A Commission staff working document published on 24 June 2026 assesses France's digital performance against the EU's 2030 Digital Decade targets, finding mixed progress. The report, accompanying the State of the Digital Decade 2026 communication, highlights strong assets in fibre coverage, digital skills, and AI ecosystems, but notes significant gaps in SME digitalisation, ICT specialist numbers, and digital public services.

France set 9 of 14 possible national targets, all aligned with EU 2030 goals, and 50% of its 2025 trajectory points are on track. The country addressed 67% of the six Commission recommendations from 2025, with 33% showing significant policy changes. By end 2026, 27% of roadmap measures will end; the total public budget for these measures is EUR 3.15 billion. Notably, 72% of French people consider digital policy a very high or high priority for the EU.

very high-capacity network (VHCN) coverage reached 91.74% (EU average: 85.54%), fibre-to-the-premises (FTTP) coverage 91.74% (EU: 74.13%), and basic 5G coverage 96.44% (EU: 96.79%). However, 5G SIM cards as a share of population stand at 41.23%, well below the EU average of 55.55%. France also excels in AI ecosystems, with a vibrant startup scene and research output.

Weaknesses are concentrated in digital adoption by businesses and the workforce. Only 52.0% of SMEs have at least basic digital intensity, far below the EU average of 69.4%. AI adoption by businesses is 9.9%, roughly half the EU rate of 18.2%. ICT specialists make up 4.8% of the workforce, slightly below the EU average of 4.9%, and growth has been sluggish. Digital public services for citizens scored 71.2, just under the EU average of 72.0, while services for businesses scored 76.9, above the EU average of 74.6.

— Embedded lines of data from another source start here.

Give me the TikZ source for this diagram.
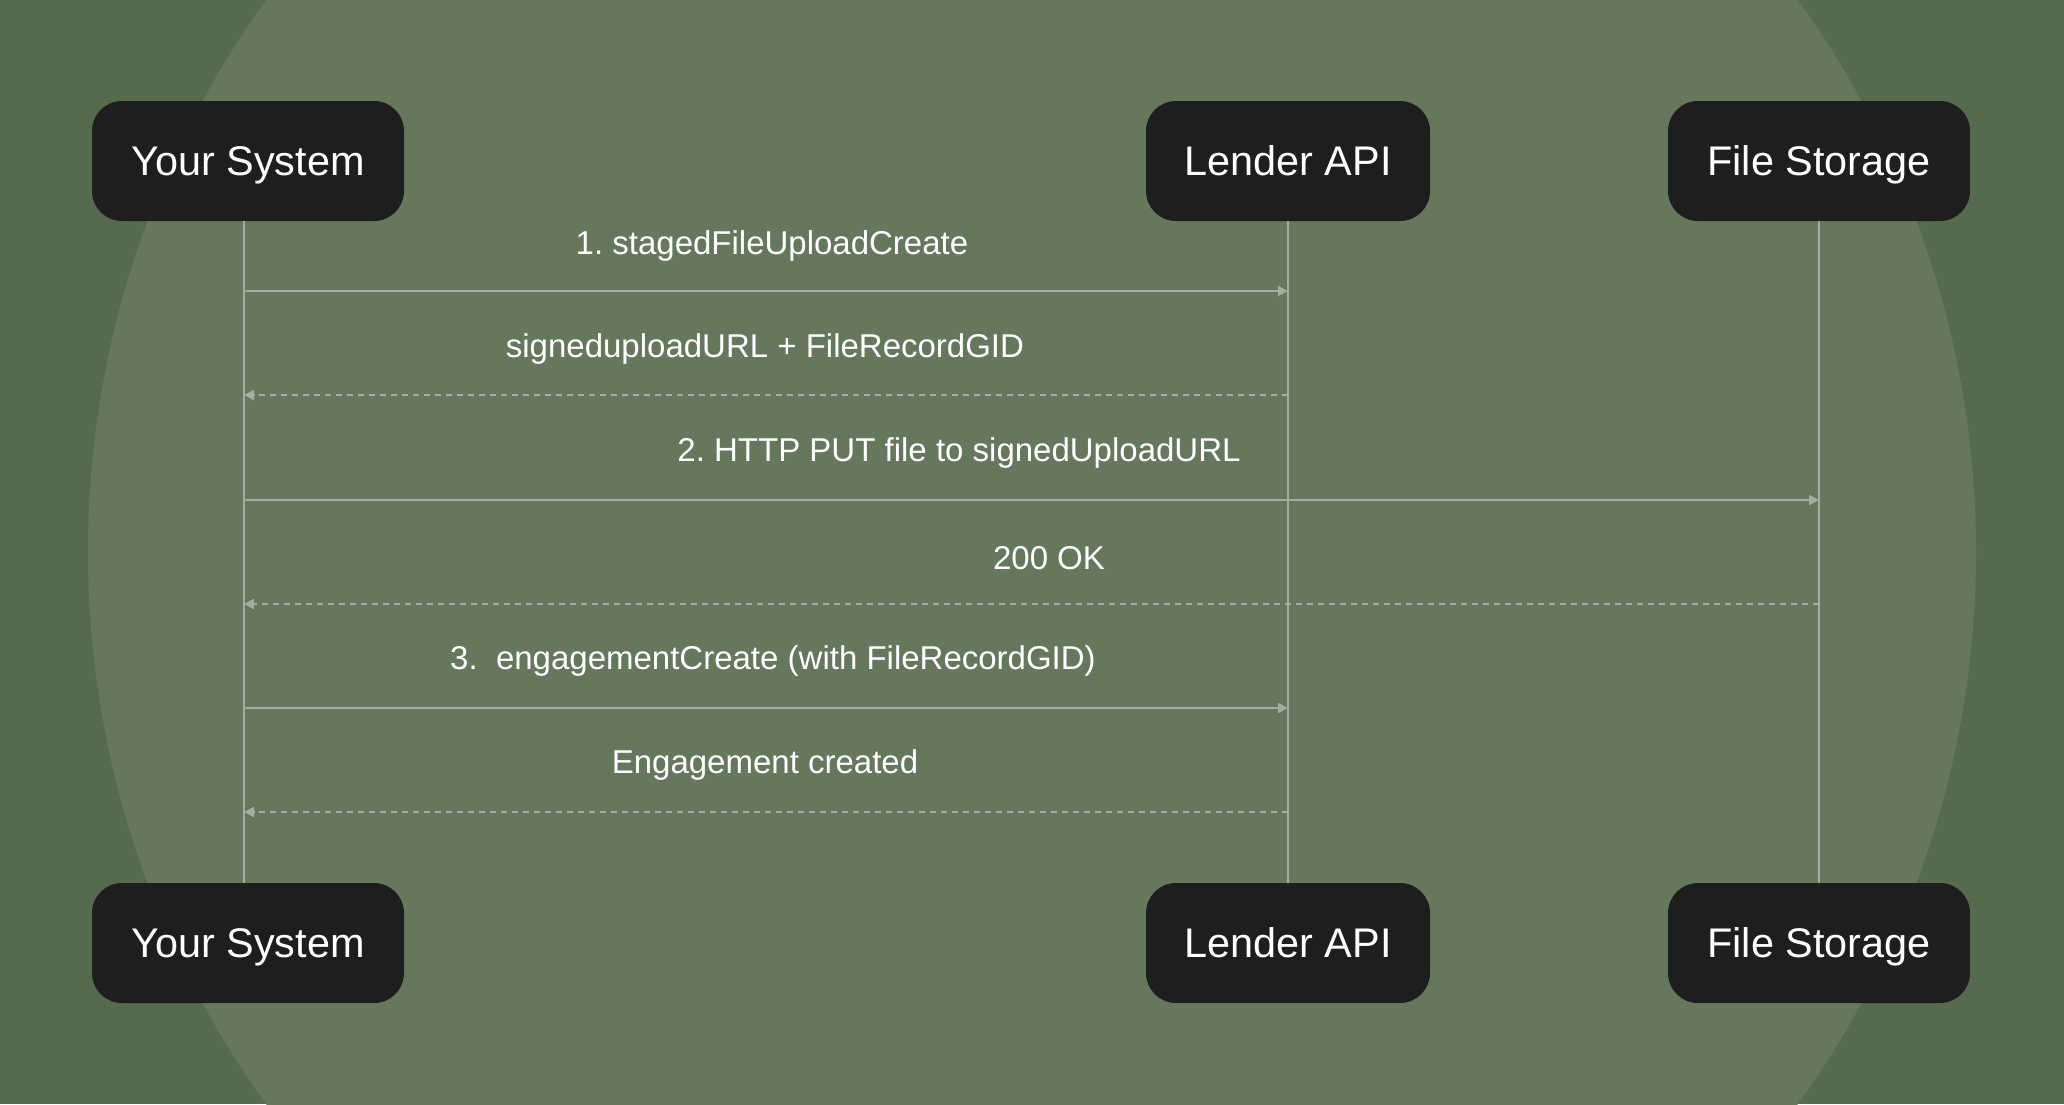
\documentclass[tikz,border=0pt]{standalone}
\usepackage{fontspec}
\setmainfont{Liberation Sans}
\usetikzlibrary{arrows.meta}
\frenchspacing
\definecolor{bgdark}{HTML}{566B4E}
\definecolor{bglight}{HTML}{65775D}
\definecolor{boxfill}{HTML}{1E1E1E}
\definecolor{wire}{HTML}{A3AE9E}

\begin{document}
\begin{tikzpicture}[x=0.5pt, y=-0.5pt,
    actor/.style={rectangle, rounded corners=15pt, fill=boxfill, text=white,
        font=\fontsize{20.7}{24}\selectfont, minimum height=60pt, inner sep=0pt,
        text height=14.8pt, text depth=0pt},
    life/.style={draw=wire, line width=0.75pt},
    call/.style={draw=wire, line width=1pt, -{Triangle[length=5pt, width=5pt]}},
    reply/.style={call, dash pattern=on 3pt off 2.5pt},
    lbl/.style={text=white, font=\fontsize{16.5}{20}\selectfont, inner sep=0pt}]
        % background
        \fill[bgdark] (0,0) rectangle (2064,1104);
        \begin{scope}
            \clip (0,0) rectangle (2064,1104);
            \fill[bglight] (1032,552) circle[radius=944];
        \end{scope}
        \useasboundingbox (0,0) rectangle (2064,1104);

        % participants
        \node[actor, minimum width=156pt] (sys) at (248,161) {Your System};
        \node[actor, minimum width=142pt] (api) at (1288,161) {Lender API};
        \node[actor, minimum width=151pt] (store) at (1819,161) {File Storage};
        \node[actor, minimum width=156pt] (sysB) at (248,943) {Your System};
        \node[actor, minimum width=142pt] (apiB) at (1288,943) {Lender API};
        \node[actor, minimum width=151pt] (storeB) at (1819,943) {File Storage};

        % lifelines (the left one sits a little off its box centre)
        \coordinate (sysT) at ([xshift=-2pt]sys.south);
        \coordinate (sysE) at ([xshift=-2pt]sysB.north);
        \draw[life] (sysT) -- (sysE);
        \draw[life] (api) -- (apiB);
        \draw[life] (store) -- (storeB);

        % messages
        \coordinate (s1) at (sysT |- 0,291);
        \coordinate (a1) at (api |- 0,291);
        \coordinate (s2) at (sysT |- 0,395);
        \coordinate (a2) at (api |- 0,395);
        \coordinate (s3) at (sysT |- 0,500);
        \coordinate (f3) at (store |- 0,500);
        \coordinate (s4) at (sysT |- 0,604);
        \coordinate (f4) at (store |- 0,604);
        \coordinate (s5) at (sysT |- 0,708);
        \coordinate (a5) at (api |- 0,708);
        \coordinate (s6) at (sysT |- 0,812);
        \coordinate (a6) at (api |- 0,812);

        \draw[call] (s1) -- (a1);
        \draw[reply] (a2) -- (s2);
        \draw[call] (s3) -- (f3);
        \draw[reply] (f4) -- (s4);
        \draw[call] (s5) -- (a5);
        \draw[reply] (a6) -- (s6);

        \node[lbl] (l1) at (772,246) {1. stagedFileUploadCreate};
        \node[lbl] (l2) at (765,349) {signeduploadURL + FileRecordGID};
        \node[lbl] (l3) at (959,453) {2. HTTP PUT file to signedUploadURL};
        \node[lbl] (l4) at (1049,558) {200 OK};
        \node[lbl] (l5) at (773,661) {3.~~engagementCreate (with FileRecordGID)};
        \node[lbl] (l6) at (765,765) {Engagement created};
\end{tikzpicture}
\end{document}
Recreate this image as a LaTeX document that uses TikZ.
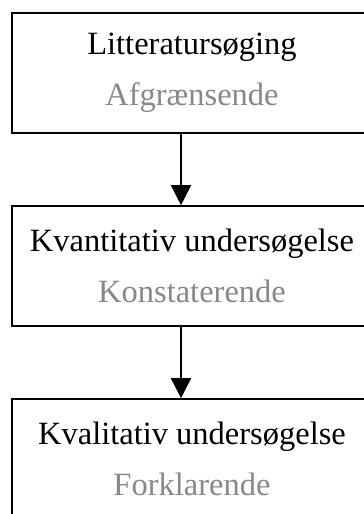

France allocates EUR 8.1 billion (22% of its recovery plan) and EUR 2.0 billion (12% of cohesion funding) to the digital transition. The Commission's recommendations focus on accelerating SME digitalisation, expanding the ICT specialist pipeline, boosting AI uptake, improving digital public services, sustaining semiconductor production, and consolidating quantum technology leadership.

French SMEs face pressure to adopt digital tools to avoid falling further behind EU peers, while the government must invest in training and incentives. ICT specialists may see increased demand and policy support. The connectivity sector benefits from continued infrastructure investment. Digital public service users may experience gradual improvements if recommendations are implemented.

The Commission will monitor progress through annual Digital Decade reports. France is expected to update its national roadmap in response to the recommendations, with the next assessment due in 2027.